In a memo to employees, Warner Music CEO Robert Kyncl described the changes as “necessary and strategic,” emphasizing that the cuts are not a response to short-term financial stress, but part of a larger effort to reposition the company for long-term competitiveness in a rapidly evolving music landscape.
Warner has already begun reallocating resources toward high-growth areas, including AI partnerships, creator economy tools, global expansion into under-monetized regions, and direct-to-fan platforms. The company is also reportedly ramping up investments in data infrastructure, music analytics, and rights management systems—moves that suggest a deliberate shift toward operating as a music-tech hybrid, not just a traditional label.
This isn’t the first time Warner has made bold structural changes. But the scale of this latest effort—$300 million in ongoing annual savings—signals a more aggressive transformation than in years past. It also reflects a growing consensus across the music industry that legacy structures built in the CD era can no longer sustain growth in a streaming-first, AI-assisted market.
While investor response to the announcement was positive, with Warner’s stock seeing a small uptick, internal reactions have been more mixed. Employees across several divisions have voiced concerns over job security and creative bottlenecks that could result from leaner teams. Still, the company insists the reinvention is about focus—not downsizing for its own sake.
From a business standpoint, Warner appears to be preparing for a market where content creation, distribution, and monetization will all be shaped by emerging technologies and consumer platforms that didn’t exist a decade ago. Competing in that environment means being lighter, faster, and more efficient—particularly as the costs of content marketing, global licensing, and platform partnerships continue to rise.
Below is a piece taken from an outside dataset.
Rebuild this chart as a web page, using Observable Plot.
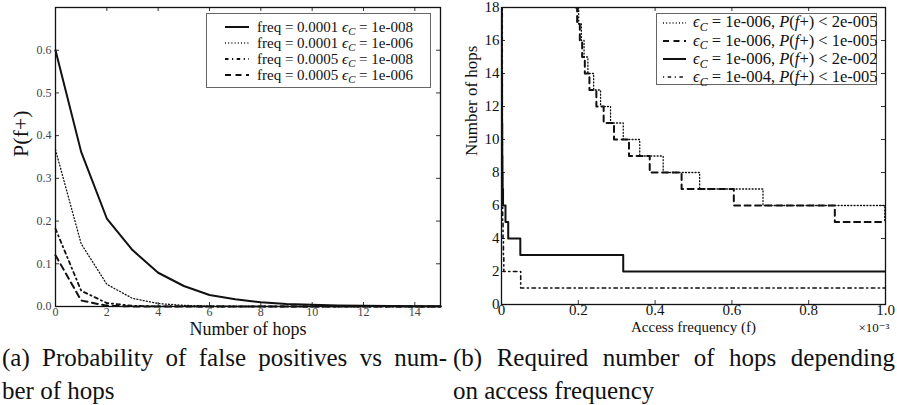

If Warner succeeds in implementing its reinvention strategy without compromising the strength of its artist roster or creative infrastructure, it could set the tone for how major labels evolve in the second half of the decade. But if the cuts go too deep or leave gaps in execution, the company risks falling behind in an increasingly competitive and fragmented landscape.
Either way, Warner is betting big on change—and placing a $300 million wager that its future depends on how quickly it can evolve.